The headline CLSA China Purchasing Managers’ Index, a composite index designed to give a single-figure snap shot of manufacturing operating conditions, fell modestly for the second month running from April’s recent high but, at 53.3, the index remained above the no-change mark of 50.0 and also slightly up on the long-run series average (52.8).

Buoyant demand in the domestic market served to sustain the robust growth of Chinese manufacturing output and new orders, CLSA reports, with some sectors reporting a positive effect from the run-up to the Beijing Olympics. Export orders also rose, with expansion the strongest for five months, but the pace of growth of foreign sales remained well down on that for total orders. Rising raw material costs (which have pushed up selling prices), unfavourable exchange rate movements and weaker global demand were all blamed for subdued growth of exports, the economists report.
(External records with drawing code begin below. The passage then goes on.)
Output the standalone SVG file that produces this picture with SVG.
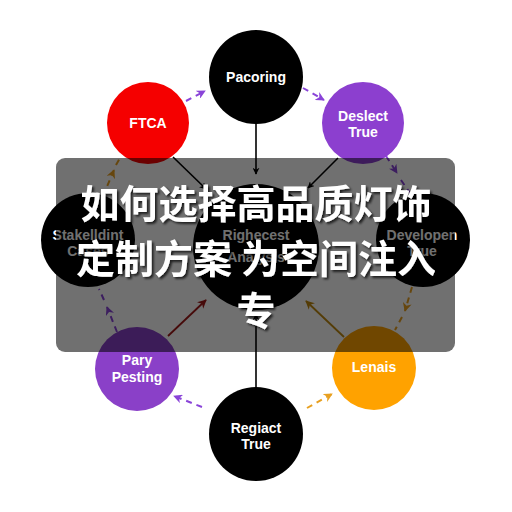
<svg xmlns="http://www.w3.org/2000/svg" width="512" height="512" viewBox="0 0 512 512">
<defs>
<style>
.lbl{font-family:"Liberation Sans","DejaVu Sans",sans-serif;font-weight:bold;font-size:14px;fill:#ffffff;text-anchor:middle}
.solid{stroke:#000;stroke-width:1.6;fill:none}
.dp{stroke:#8a44d8;stroke-width:2;stroke-dasharray:6 5;fill:none}
.dg{stroke:#e8a020;stroke-width:2;stroke-dasharray:6 5;fill:none}
.title{font-family:"Noto Sans CJK SC","Noto Sans",sans-serif;font-weight:bold;font-size:39px;fill:#ffffff;text-anchor:middle}
</style>
<marker id="aBlack" viewBox="0 0 10 10" refX="9" refY="5" markerWidth="7" markerHeight="7" orient="auto" markerUnits="userSpaceOnUse"><path d="M0,0 L10,5 L0,10 L3,5 z" fill="#000"/></marker>
<marker id="aRed" viewBox="0 0 10 10" refX="9" refY="5" markerWidth="9" markerHeight="9" orient="auto" markerUnits="userSpaceOnUse"><path d="M0,0 L10,5 L0,10 L3,5 z" fill="#a01818"/></marker>
<marker id="aGold" viewBox="0 0 10 10" refX="9" refY="5" markerWidth="9" markerHeight="9" orient="auto" markerUnits="userSpaceOnUse"><path d="M0,0 L10,5 L0,10 L3,5 z" fill="#c08a10"/></marker>
<marker id="aP" viewBox="0 0 10 10" refX="9" refY="5" markerWidth="9" markerHeight="9" orient="auto" markerUnits="userSpaceOnUse"><path d="M0,0 L10,5 L0,10 L3,5 z" fill="#8a44d8"/></marker>
<marker id="aO" viewBox="0 0 10 10" refX="9" refY="5" markerWidth="9" markerHeight="9" orient="auto" markerUnits="userSpaceOnUse"><path d="M0,0 L10,5 L0,10 L3,5 z" fill="#e8a020"/></marker>
<filter id="sh" x="-10%" y="-20%" width="120%" height="150%"><feDropShadow dx="2" dy="2" stdDeviation="1" flood-color="#000" flood-opacity="0.7"/></filter>
</defs>
<rect width="512" height="512" fill="#ffffff"/>
<g id="connectors">
<line class="solid" x1="256" y1="124" x2="256" y2="174" marker-end="url(#aBlack)"/>
<line class="solid" x1="173" y1="157" x2="206" y2="189" marker-end="url(#aBlack)"/>
<line class="solid" x1="338" y1="158" x2="308" y2="188" marker-end="url(#aBlack)"/>
<line class="solid" x1="256" y1="387" x2="256" y2="314" marker-end="url(#aBlack)"/>
<line x1="168" y1="336" x2="206" y2="300" stroke="#a01818" stroke-width="1.8" marker-end="url(#aRed)"/>
<line x1="344" y1="337" x2="306" y2="301" stroke="#c08a10" stroke-width="1.8" marker-end="url(#aGold)"/>
<line class="dp" x1="186" y1="101" x2="205" y2="91" marker-end="url(#aP)"/>
<line class="dp" x1="303" y1="88" x2="324" y2="100" marker-end="url(#aP)"/>
<line class="dp" x1="386" y1="156" x2="397" y2="173" marker-end="url(#aP)"/>
<line class="dp" x1="401" y1="180" x2="412" y2="196" stroke-dasharray="5 5"/>
<line class="dg" x1="412" y1="287" x2="405" y2="311" marker-end="url(#aO)"/>
<line class="dg" x1="402" y1="317" x2="395" y2="330" stroke-dasharray="5 5"/>
<line class="dg" x1="307" y1="408" x2="332" y2="394" marker-end="url(#aO)"/>
<line class="dp" x1="202" y1="407" x2="174" y2="396" marker-end="url(#aP)"/>
<line class="dp" x1="117" y1="332" x2="107" y2="307" marker-end="url(#aP)"/>
<line class="dp" x1="104" y1="300" x2="99" y2="289" stroke-dasharray="5 5"/>
<line class="dg" x1="103" y1="196" x2="114" y2="170" marker-end="url(#aO)"/>
<line class="dg" x1="116" y1="165" x2="120" y2="158" stroke-dasharray="4 4"/>
</g>
<g id="n-pacoring"><circle cx="256" cy="77" r="47" fill="#000"/><text class="lbl" x="256" y="82">Pacoring</text></g>
<g id="n-ftca"><circle cx="148" cy="123" r="41" fill="#f50000"/><text class="lbl" x="148" y="128">FTCA</text></g>
<g id="n-deslect"><circle cx="363" cy="123" r="41" fill="#8c3fcf"/><text class="lbl" x="363" y="121">Deslect</text><text class="lbl" x="363" y="137">True</text></g>
<g id="n-stake"><circle cx="88" cy="240" r="47" fill="#000"/><text class="lbl" x="88" y="240">Stakelldint</text><text class="lbl" x="88" y="256">Cases</text></g>
<g id="n-center"><circle cx="256" cy="247" r="63" fill="#000"/><text class="lbl" x="256" y="240">Righecest</text><text class="lbl" x="256" y="262">Analysis</text></g>
<g id="n-developen"><circle cx="423" cy="240" r="47" fill="#000"/><text class="lbl" x="422" y="240">Developen</text><text class="lbl" x="422" y="256">True</text></g>
<g id="n-pary"><circle cx="137" cy="369" r="42" fill="#8a40c8"/><text class="lbl" x="137" y="365">Pary</text><text class="lbl" x="137" y="382">Pesting</text></g>
<g id="n-lenais"><circle cx="374" cy="368" r="42" fill="#ffa200"/><text class="lbl" x="374" y="372">Lenais</text></g>
<g id="n-regiact"><circle cx="256" cy="434" r="47" fill="#000"/><text class="lbl" x="256" y="433">Regiact</text><text class="lbl" x="256" y="449">True</text></g>
<g id="overlay">
<rect x="56" y="158" width="399" height="194" rx="9" fill="#000" fill-opacity="0.56"/>
<g filter="url(#sh)">
<text class="title" x="256" y="218">如何选择高品质灯饰</text>
<text class="title" x="256" y="273">定制方案 为空间注入</text>
<text class="title" x="256" y="325">专</text>
</g>
</g>
</svg>
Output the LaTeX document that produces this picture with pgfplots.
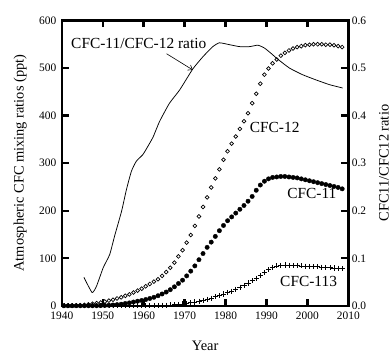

Overall growth of production moderated in June. CLSA reports Chinese manufacturers blamed this on a combination of rising input costs, disruption to production caused by May’s earthquake and the effects of government measures to reduce pollution in the run-up to the Olympics. Backlogs of unfinished work rose more strongly as a result (at the fastest rate for twelve months), while stocks of finished goods fell at the sharpest pace in five months.

Manufacturers also reported a further modest reduction in their stocks of purchases, as controls over inventories tightened in response to rapid inflation of input prices. In addition, strong demand for, and shortages of, a wide range of commodities pushed input price inflation close to a survey high in June, with recent oil price spikes also widely blamed.

According to CLSA, almost 63% of all respondents reported a rise in their purchase prices against just 2% recording a fall. Output prices rose strongly in response, with inflation picking up to its highest in over four years. Employment was broadly unchanged in June, as rapid cost inflation made manufacturers more circumspect about taking on additional workers.